Ryanair welcomes EU court decision annulling state aid to TAP

  • Lusa
  • 19 May 2021

The Irish 'low cost' airline welcomed the decision of the Court of Justice of the EU annulling the endorsement of the €1.2 billion state aid to TAP.

Ryanair on Wednesday welcomed the decision of the Court of Justice of the European Union (EU) annulling the European Commission’s endorsement of the €1.2 billion state aid to TAP.

In addition to annulling the EU executive’s decision on TAP, requesting a new statement of reasons, the General Court (first instance) today issued a similar ruling on the Dutch state aid of €3.4 billion Brussels approved for KLM, also ordering the annulment of this approval for “insufficient reasoning”.

Reacting to both decisions, Ryanair said in a statement that “today’s judgments in two of the more than 20 appeals brought before the General Court to date are an important victory for consumers and competition”.

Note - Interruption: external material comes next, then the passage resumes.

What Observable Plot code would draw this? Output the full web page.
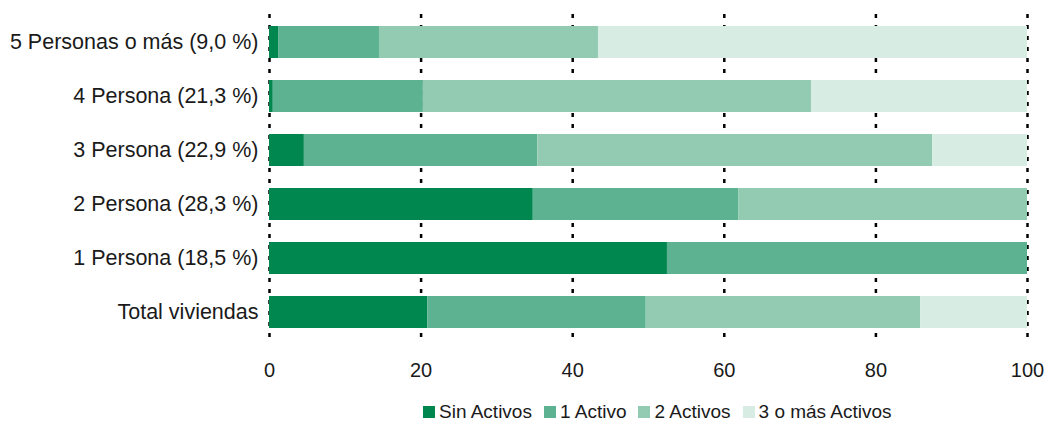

“One of the EU’s greatest achievements is the creation of a single market for air transport, [but] the European Commission’s approvals of state aid to Air France-KLM and TAP went against the fundamental principles of EU law and reversed the air transport liberalisation process, rewarding inefficiency and encouraging unfair competition,” the low-cost airline said.

Ryanair further notes that “during the Covid-19 pandemic, more than €30 billion of discriminatory state subsidies were granted to EU flag carriers.”

In addition to these two cases, several other actions have been brought by Ryanair before the General Court against state aid approved by the European Commission for aviation at a time of crisis generated by the pandemic.

As a general rule, in the judgments handed down so far, the General Court has favoured the European Commission.

That has not been the case as regards TAP. The General Court today stated that ‘the Commission’s decision declaring the aid granted by Portugal to the airline TAP compatible with the internal market is annulled for not being sufficiently reasoned’.

Even so, the structure explained that ‘the effects of the annulment – including the recovery of the aid – are suspended pending a new decision’.

At stake then is the appeal filed in that body in July 2020 by Ryanair against state aid to the Portuguese flag carrier TAP, with the argument that this Portuguese support violates the European treaty and competition rules.

The Irish ‘low cost’ airline’s aim with this action was to annul the decision of 10 June 2020, when the EU executive gave the ‘green light’ to Portuguese emergency aid for TAP.

This was a €1.2 billion state support to meet immediate liquidity needs given the Covid-19 pandemic, with predetermined conditions for its repayment.

As the decision of the General Court known today is at first instance, the parties can still appeal to the Court of Justice of the EU and have two months to do so.

In 2020, TAP returned to the control of the Portuguese state, which came to hold 72.5% of its capital, after the company was severely affected by the Covid-19 pandemic and the European Commission authorised state aid of €1.2 billion.

This year, at the end of April, the European Commission approved new and intermediate state aid from Portugal to TAP, to the value of 462 million euros, to once again compensate losses resulting from the pandemic and, according to the airline, ensure liquidity until the restructuring plan is approved by Brussels (which is still ongoing).